===== Recorded data =====
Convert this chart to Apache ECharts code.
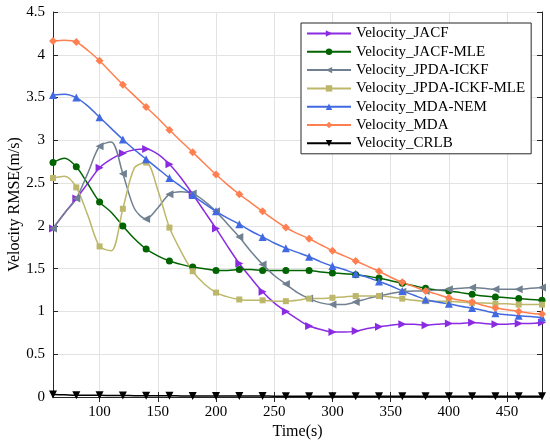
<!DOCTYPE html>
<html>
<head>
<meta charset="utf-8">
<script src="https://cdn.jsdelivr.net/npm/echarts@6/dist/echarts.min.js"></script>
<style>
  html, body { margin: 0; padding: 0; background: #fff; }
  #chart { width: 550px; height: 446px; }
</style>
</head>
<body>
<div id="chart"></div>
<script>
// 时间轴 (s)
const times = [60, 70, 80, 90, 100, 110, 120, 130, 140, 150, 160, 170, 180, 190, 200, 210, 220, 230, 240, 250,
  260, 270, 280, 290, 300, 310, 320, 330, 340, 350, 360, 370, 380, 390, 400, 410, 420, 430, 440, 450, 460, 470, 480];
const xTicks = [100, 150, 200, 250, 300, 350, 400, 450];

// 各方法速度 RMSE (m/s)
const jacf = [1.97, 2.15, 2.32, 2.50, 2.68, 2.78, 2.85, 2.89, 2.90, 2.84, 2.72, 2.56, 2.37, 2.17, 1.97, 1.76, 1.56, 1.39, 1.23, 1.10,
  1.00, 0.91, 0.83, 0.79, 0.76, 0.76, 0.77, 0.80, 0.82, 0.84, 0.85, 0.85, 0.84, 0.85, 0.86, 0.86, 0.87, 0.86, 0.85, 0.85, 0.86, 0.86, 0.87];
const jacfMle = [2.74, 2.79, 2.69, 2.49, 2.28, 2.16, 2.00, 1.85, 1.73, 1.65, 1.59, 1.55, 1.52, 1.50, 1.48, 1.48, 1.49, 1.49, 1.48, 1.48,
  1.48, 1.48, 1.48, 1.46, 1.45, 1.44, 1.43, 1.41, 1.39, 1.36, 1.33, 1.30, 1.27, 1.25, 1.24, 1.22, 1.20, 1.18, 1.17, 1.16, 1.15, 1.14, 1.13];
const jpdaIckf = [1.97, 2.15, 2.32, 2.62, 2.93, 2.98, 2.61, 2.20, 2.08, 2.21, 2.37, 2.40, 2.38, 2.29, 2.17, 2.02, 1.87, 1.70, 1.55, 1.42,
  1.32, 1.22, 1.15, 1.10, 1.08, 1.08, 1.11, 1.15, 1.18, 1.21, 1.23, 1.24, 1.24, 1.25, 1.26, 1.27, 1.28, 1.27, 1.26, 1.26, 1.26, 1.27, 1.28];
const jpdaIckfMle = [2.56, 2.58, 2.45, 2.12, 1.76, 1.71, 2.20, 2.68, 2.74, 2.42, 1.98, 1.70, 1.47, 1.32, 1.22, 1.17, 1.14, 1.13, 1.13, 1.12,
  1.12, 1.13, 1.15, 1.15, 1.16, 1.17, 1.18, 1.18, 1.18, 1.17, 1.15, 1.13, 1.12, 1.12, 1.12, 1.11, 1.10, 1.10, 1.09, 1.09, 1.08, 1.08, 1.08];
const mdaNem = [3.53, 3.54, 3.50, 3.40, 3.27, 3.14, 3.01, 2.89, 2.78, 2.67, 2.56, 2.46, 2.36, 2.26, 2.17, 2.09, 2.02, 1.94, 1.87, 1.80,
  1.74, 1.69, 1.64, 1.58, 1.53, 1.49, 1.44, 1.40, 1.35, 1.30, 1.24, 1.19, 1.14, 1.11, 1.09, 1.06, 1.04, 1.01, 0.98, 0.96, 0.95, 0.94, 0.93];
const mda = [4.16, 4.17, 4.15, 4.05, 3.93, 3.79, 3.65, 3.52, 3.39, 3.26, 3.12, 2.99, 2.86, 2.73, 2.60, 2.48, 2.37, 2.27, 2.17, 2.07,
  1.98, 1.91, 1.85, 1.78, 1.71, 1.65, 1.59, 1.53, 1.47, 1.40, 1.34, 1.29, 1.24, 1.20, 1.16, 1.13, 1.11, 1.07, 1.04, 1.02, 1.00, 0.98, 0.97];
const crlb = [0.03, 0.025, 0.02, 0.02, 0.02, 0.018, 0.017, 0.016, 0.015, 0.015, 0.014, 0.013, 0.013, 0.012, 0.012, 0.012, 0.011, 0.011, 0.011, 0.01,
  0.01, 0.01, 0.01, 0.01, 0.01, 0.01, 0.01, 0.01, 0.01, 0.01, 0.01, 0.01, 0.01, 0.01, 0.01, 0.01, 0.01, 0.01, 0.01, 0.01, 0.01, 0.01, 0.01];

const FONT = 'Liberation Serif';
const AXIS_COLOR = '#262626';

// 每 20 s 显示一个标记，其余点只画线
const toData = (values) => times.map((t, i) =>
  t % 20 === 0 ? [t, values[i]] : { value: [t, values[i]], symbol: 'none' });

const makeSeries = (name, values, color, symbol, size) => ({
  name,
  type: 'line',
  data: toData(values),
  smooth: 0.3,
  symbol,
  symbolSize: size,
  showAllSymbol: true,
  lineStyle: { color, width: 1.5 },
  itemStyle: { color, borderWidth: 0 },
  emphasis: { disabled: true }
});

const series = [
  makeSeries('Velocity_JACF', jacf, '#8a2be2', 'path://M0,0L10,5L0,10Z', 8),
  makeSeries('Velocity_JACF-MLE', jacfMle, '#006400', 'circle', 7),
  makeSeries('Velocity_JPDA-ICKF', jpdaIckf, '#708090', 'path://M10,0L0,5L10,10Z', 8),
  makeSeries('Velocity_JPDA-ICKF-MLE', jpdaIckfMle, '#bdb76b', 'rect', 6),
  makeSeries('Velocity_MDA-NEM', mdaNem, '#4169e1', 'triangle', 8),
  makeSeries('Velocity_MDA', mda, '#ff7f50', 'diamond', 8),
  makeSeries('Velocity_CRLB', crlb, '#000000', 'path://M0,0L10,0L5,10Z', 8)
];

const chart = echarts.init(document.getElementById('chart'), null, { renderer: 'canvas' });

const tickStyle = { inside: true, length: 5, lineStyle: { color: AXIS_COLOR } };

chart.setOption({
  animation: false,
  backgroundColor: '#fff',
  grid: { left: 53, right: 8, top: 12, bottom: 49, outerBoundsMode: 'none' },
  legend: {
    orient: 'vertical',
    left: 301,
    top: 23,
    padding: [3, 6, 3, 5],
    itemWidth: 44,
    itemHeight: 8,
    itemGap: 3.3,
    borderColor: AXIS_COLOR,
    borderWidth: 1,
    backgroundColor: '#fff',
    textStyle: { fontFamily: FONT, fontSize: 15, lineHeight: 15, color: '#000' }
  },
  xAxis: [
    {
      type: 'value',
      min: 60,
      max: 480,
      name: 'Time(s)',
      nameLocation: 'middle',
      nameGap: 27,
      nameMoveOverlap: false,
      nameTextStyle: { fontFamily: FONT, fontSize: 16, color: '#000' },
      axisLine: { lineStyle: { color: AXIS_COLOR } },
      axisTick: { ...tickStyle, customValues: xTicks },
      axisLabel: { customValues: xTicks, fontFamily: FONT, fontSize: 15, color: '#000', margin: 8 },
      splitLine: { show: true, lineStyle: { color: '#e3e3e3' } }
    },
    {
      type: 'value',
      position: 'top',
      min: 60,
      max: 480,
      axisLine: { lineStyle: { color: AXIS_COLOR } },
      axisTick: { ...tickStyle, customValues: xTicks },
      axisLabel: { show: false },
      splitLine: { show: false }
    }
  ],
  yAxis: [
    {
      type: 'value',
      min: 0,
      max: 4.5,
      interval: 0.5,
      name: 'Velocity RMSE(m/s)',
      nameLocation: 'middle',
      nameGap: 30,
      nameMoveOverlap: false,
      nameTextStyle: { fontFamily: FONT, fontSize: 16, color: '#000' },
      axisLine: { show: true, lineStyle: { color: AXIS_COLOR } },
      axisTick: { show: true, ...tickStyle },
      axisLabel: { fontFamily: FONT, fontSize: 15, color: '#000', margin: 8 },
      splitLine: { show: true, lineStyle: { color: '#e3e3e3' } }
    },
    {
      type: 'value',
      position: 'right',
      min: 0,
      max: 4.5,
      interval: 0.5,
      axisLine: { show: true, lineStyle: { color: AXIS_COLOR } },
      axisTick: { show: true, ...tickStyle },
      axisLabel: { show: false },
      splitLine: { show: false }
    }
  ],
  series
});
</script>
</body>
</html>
=====
| Work required |
Copy exactly the lines running from the beginning of the listing through the line that has "const xTicks = [100, 150, 200, 250, 300, 350, 400, 450];". Drop the pictures.

| Result of the exercise |
Convert this chart to Apache ECharts code.
<!DOCTYPE html>
<html>
<head>
<meta charset="utf-8">
<script src="https://cdn.jsdelivr.net/npm/echarts@6/dist/echarts.min.js"></script>
<style>
  html, body { margin: 0; padding: 0; background: #fff; }
  #chart { width: 550px; height: 446px; }
</style>
</head>
<body>
<div id="chart"></div>
<script>
// 时间轴 (s)
const times = [60, 70, 80, 90, 100, 110, 120, 130, 140, 150, 160, 170, 180, 190, 200, 210, 220, 230, 240, 250,
  260, 270, 280, 290, 300, 310, 320, 330, 340, 350, 360, 370, 380, 390, 400, 410, 420, 430, 440, 450, 460, 470, 480];
const xTicks = [100, 150, 200, 250, 300, 350, 400, 450];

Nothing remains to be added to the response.